Não sei bem como dizê-lo mas era impossível fazer com que a Virtual Boy permeasse o quotidiano. Dito de outra forma, os produtos da Nintendo constituíam entretenimento que tinha sempre conseguido entrar no dia-a-dia das pessoas. Não há nada de especialmente estranho na forma como se vê a Virtual Boy como um brinquedo algo invulgar de que podes desfrutar sem ser no dia-a-dia mas quando alinhado com outros produtos da Nintendo, imagino que não encaixasse bem.

Iwata Asks
Iwata:

Suponho que não. Se pensares nisso, quando a Famicom alcançou o sucesso com Super Mario Bros.7, dizia-se que causava impacto nas vidas das pessoas em casa. Quando os irmãos e outros membros da família lutavam pelo comando, suponho que fazia parte da vida quotidiana. 7Super Mario Bros.: Um jogo de ação lançado para a Family Computer (Famicom) em setembro de 1985 no Japão. Foi lançado na Europa em maio de 1987 para a Nintendo Entertainment System.

Itoi:

Certo.

Iwata:

E, nos últimos anos, a Nintendo tem-se preocupado cada vez mais com a penetração na vida quotidiana, com a Nintendo DS e a Wii, o que faz a Virtual Boy parecer ainda mais inadequada.

Miyamoto:

Mas há muito tempo atrás fazíamos coisas inadequadas.

Itoi:

Sim, como o Love Tester8 , por exemplo. 8Love Tester: Um brinquedo lançado em 1969. Lançado como uma máquina que determinava a compatibilidade medindo a quantidade de corrente elétrica que passava pelas pessoas de mãos dadas.

Iwata:

O Love Tester não se enquadra bem na sala de estar da família. (risos)

Miyamoto:

E o Automatic Ultra Scope.9 9Automatic Ultra Scope: Lançado em 1971. Um brinquedo modelado segundo o periscópio.

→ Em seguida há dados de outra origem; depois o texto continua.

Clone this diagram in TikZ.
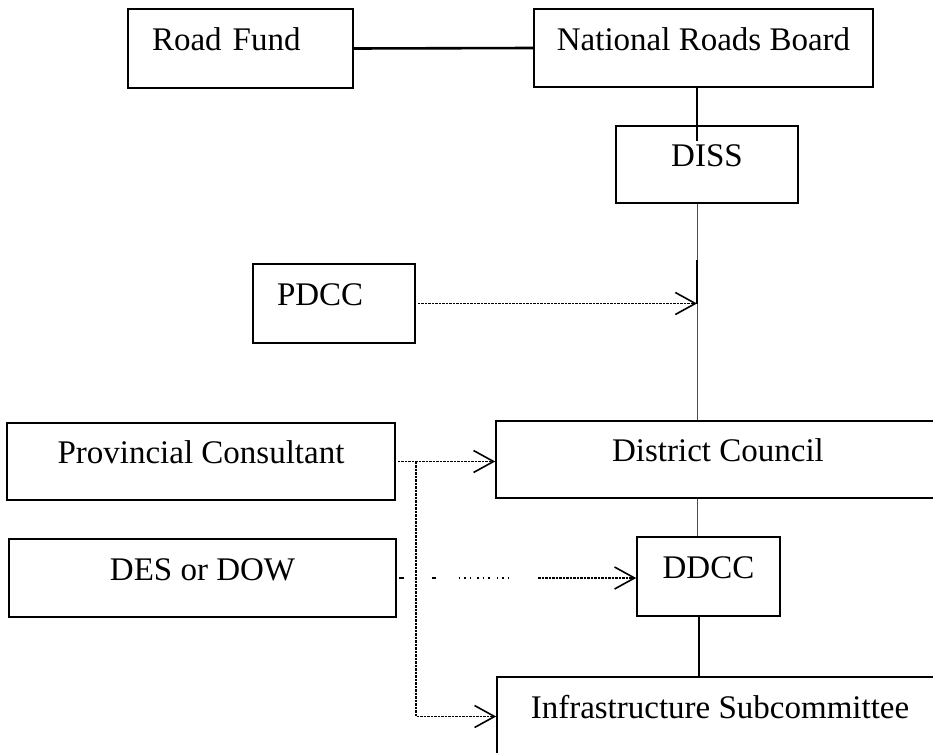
\documentclass[tikz,border=0pt]{standalone}
\usepackage{fontspec}
\setmainfont{Liberation Serif}
\usetikzlibrary{arrows.meta}
\begin{document}
\begin{tikzpicture}[x=1pt, y=-1pt,
  box/.style={draw, line width=1.6pt, inner sep=0pt,
    font=\fontsize{33}{36}\selectfont, text height=22pt, text depth=18pt},
  leftbox/.style={box, align=left, inner xsep=24pt},
  solidlink/.style={line width=2pt},
  heavylink/.style={line width=2.6pt},
  thinlink/.style={line width=0.9pt, black!70},
  barb/.style={-{Straight Barb[length=20pt, width=22pt, line width=1.6pt]}},
  dotlink/.style={line width=1.4pt, black, dash pattern=on 2.5pt off 1pt},
  flow/.style={barb, dotlink},
  gappyflow/.style={barb, line width=1.4pt, black,
    dash pattern=on 5pt off 28pt on 4pt off 23pt
      on 1.5pt off 4pt on 1.5pt off 4pt on 1.5pt off 6pt on 1.5pt off 4pt
      on 1.5pt off 4pt on 1.5pt off 7pt on 1.5pt off 4pt on 1.5pt off 4pt
      on 1.5pt off 29pt
      on 2.5pt off 1pt on 2.5pt off 1pt on 2.5pt off 1pt on 2.5pt off 1pt
      on 2.5pt off 1pt on 2.5pt off 1pt on 2.5pt off 1pt on 2.5pt off 1pt
      on 2.5pt off 1pt on 2.5pt off 1pt on 2.5pt off 1pt on 2.5pt off 1pt
      on 2.5pt off 1pt on 2.5pt off 1pt on 2.5pt off 1pt on 2.5pt off 1pt
      on 2.5pt off 1pt on 2.5pt off 1pt on 2.5pt off 1pt on 2.5pt off 1pt
      on 2.5pt off 1pt on 2.5pt off 1pt on 2.5pt off 1pt on 2.5pt off 1pt
      on 2.5pt off 1pt on 2.5pt off 1pt on 30pt off 1pt},
]
\useasboundingbox (0,0) rectangle (933,752);
\clip (0,0) rectangle (933,752);

% boxes
\node[leftbox, text width=177pt, minimum height=79pt] (rf)   at (240.5,48.5) {Road Fund};
\node[box, minimum width=339pt, minimum height=78pt]  (nrb)  at (703.5,48)   {National Roads Board};
\node[box, minimum width=182pt, minimum height=77pt]  (diss) at (707,164.5)  {DISS};
\node[leftbox, text width=114pt, minimum height=79pt] (pdcc) at (334,303.5)  {PDCC};
\node[box, minimum width=388pt, minimum height=77pt]  (prov) at (201,461.5)  {Provincial Consultant};
\node[box, minimum width=444pt, minimum height=77pt]  (dc)   at (718,459.5)  {District Council};
\node[box, minimum width=387pt, minimum height=78pt]  (des)  at (202.5,578)  {DES or DOW};
\node[box, minimum width=143pt, minimum height=79pt]  (ddcc) at (708.5,576.5) {DDCC};
\node[box, minimum width=446pt, minimum height=79pt]  (infra) at (720,716.5) {Infrastructure Subcommittee};

% reference points on the vertical spine
\coordinate (spine) at (697,0);
\coordinate (dissin) at (697,141);
\coordinate (tapA) at (697,260);
\coordinate (tap) at (697,303.5);
\coordinate (lowspine) at (699,0);
\coordinate (drop) at (416,461.5);

% solid reporting lines
\draw[heavylink] (rf.east) -- (nrb.west);
\draw[solidlink] (nrb.south -| spine) -- (dissin);
\draw[thinlink] (diss.south -| spine) -- (dc.north -| spine);
\draw[solidlink] (tapA) -- (tap);
\draw[thinlink] (dc.south -| spine) -- (ddcc.north -| spine);
\draw[solidlink] (ddcc.south -| lowspine) -- (infra.north -| lowspine);

% advisory (dotted) links
\draw[flow, shorten <=2pt] (pdcc.east) -- (tap);
\draw[flow, shorten <=2pt] (prov.east) -- (prov.east -| dc.west);
\draw[flow] (drop) -- (drop |- infra.west) -- (infra.west);
\draw[gappyflow, shorten <=2pt] (des.east) -- (des.east -| ddcc.west);
\end{tikzpicture}
\end{document}
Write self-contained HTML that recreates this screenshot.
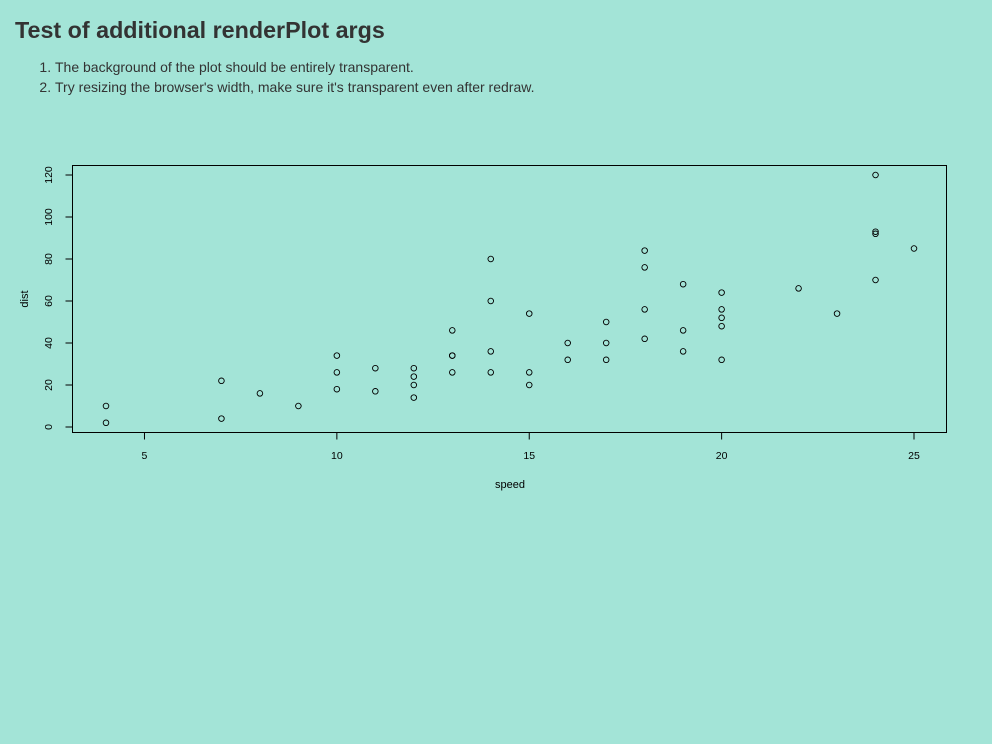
<!DOCTYPE html>
<html><head><meta charset="utf-8"><style>
html,body{margin:0;padding:0;background:#a3e4d7;width:992px;height:744px;overflow:hidden;font-family:"Liberation Sans",Arial,sans-serif;color:#333}
h1{position:absolute;left:15px;top:17px;margin:0;font-size:23.3px;font-weight:bold;color:#333}
ol{position:absolute;left:15px;top:57px;margin:0;padding-left:40px;font-size:14px;line-height:20px;color:#333}
li{padding-left:0}
svg{position:absolute;left:0;top:0}
</style></head><body>
<h1>Test of additional renderPlot args</h1>
<ol>
<li>The background of the plot should be entirely transparent.</li>
<li>Try resizing the browser's width, make sure it's transparent even after redraw.</li>
</ol>
<svg id="chart" width="992" height="744"></svg>
<script>
const speed=[4,4,7,7,8,9,10,10,10,11,11,12,12,12,12,13,13,13,13,14,14,14,14,15,15,15,16,16,17,17,17,18,18,18,18,19,19,19,20,20,20,20,20,22,23,24,24,24,24,25];
const dist=[2,10,4,22,16,10,18,26,34,17,28,14,20,24,28,26,34,34,46,26,36,60,80,20,26,54,32,40,32,40,50,42,56,76,84,36,46,68,32,48,52,56,64,66,54,70,92,93,120,85];
const xTicks=[5,10,15,20,25];
const yTicks=[0,20,40,60,80,100,120];
const NS="http://www.w3.org/2000/svg";
const svg=document.getElementById('chart');
const X=v=>106+(v-4)*(914-106)/21;
const Y=v=>427-v*(427-175)/120;
function mk(t,a,p){const e=document.createElementNS(NS,t);for(const k in a)e.setAttribute(k,a[k]);(p||svg).appendChild(e);return e;}
const box=mk('rect',{x:72.5,y:165.5,width:874,height:267,fill:'none',stroke:'#000','stroke-width':1});


const xa=mk('g',{});


mk('line',{x1:X(5),x2:X(25),y1:432.5,y2:432.5,stroke:'#000'},xa);
xTicks.forEach(t=>{mk('line',{x1:X(t),x2:X(t),y1:432.5,y2:439.5,stroke:'#000'},xa);
const tx=mk('text',{x:X(t),y:459,'font-size':10.5,'text-anchor':'middle',fill:'#000'},xa);tx.textContent=t;

});
const ya=mk('g',{});


mk('line',{x1:72.5,x2:72.5,y1:Y(0),y2:Y(120),stroke:'#000'},ya);
yTicks.forEach(t=>{mk('line',{x1:65.5,x2:72.5,y1:Y(t),y2:Y(t),stroke:'#000'},ya);
const tx=mk('text',{x:52,y:Y(t),'font-size':10.5,'text-anchor':'middle',fill:'#000',transform:`rotate(-90 52 ${Y(t)})`},ya);tx.textContent=t;

});
const xt=mk('text',{x:510,y:488,'font-size':11,'text-anchor':'middle',fill:'#000'});xt.textContent='speed';


const yt=mk('text',{x:28,y:299,'font-size':11,'text-anchor':'middle',fill:'#000',transform:'rotate(-90 28 299)'});yt.textContent='dist';


speed.forEach((s,i)=>{const c=mk('circle',{cx:X(s),cy:Y(dist[i]),r:2.8,fill:'none',stroke:'#000','stroke-width':0.9});

});
</script>
</body></html>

O periscópio funciona a eletricidade e estende-se e recolhe-se.

Itoi:

E aquela coisa que parecia uma máquina de lançar bolas…

Iwata:

A Ultra Machine.10 10Ultra Machine: Lançado em 1968. Uma máquina de lançamento de bolas dentro de portas que disparava bolas de ténis de mesa que pudessem ser batidas com um bastão de plástico. Também eram usadas bolas curvadas especiais.

Itoi:

Se pensares na Virtual Boy como uma extensão desses brinquedos, poderia dizer-se que se enquadra na linha de produtos da Nintendo.

Miyamoto:

Também acho que sim. É por isso que penso que teria sido ideal se tivesse começado como brinquedo e depois tivesse evoluído para uma plataforma de videojogos. Contudo, desde a Famicom que as pessoas tendiam a associar as consolas da Nintendo com o negócio das licenças.

Itoi:

Dito de outra forma, há certas coisas que se esperam dela.

Miyamoto:

Sim, como uma indústria. (risos)

Itoi:

Por outras palavras, a Nintendo é uma empresa que, quando acerta, vende dez milhões ou algo do género. Se não vender tanto, é considerado um fracasso.

Miyamoto:

Que duro! (risos)

Iwata Asks
Itoi:

Bem, estamos a falar muito sobre a Virtual Boy!

Miyamoto:

Pode ser? (risos)

Iwata:

Foi muito interessante. Agora avancemos.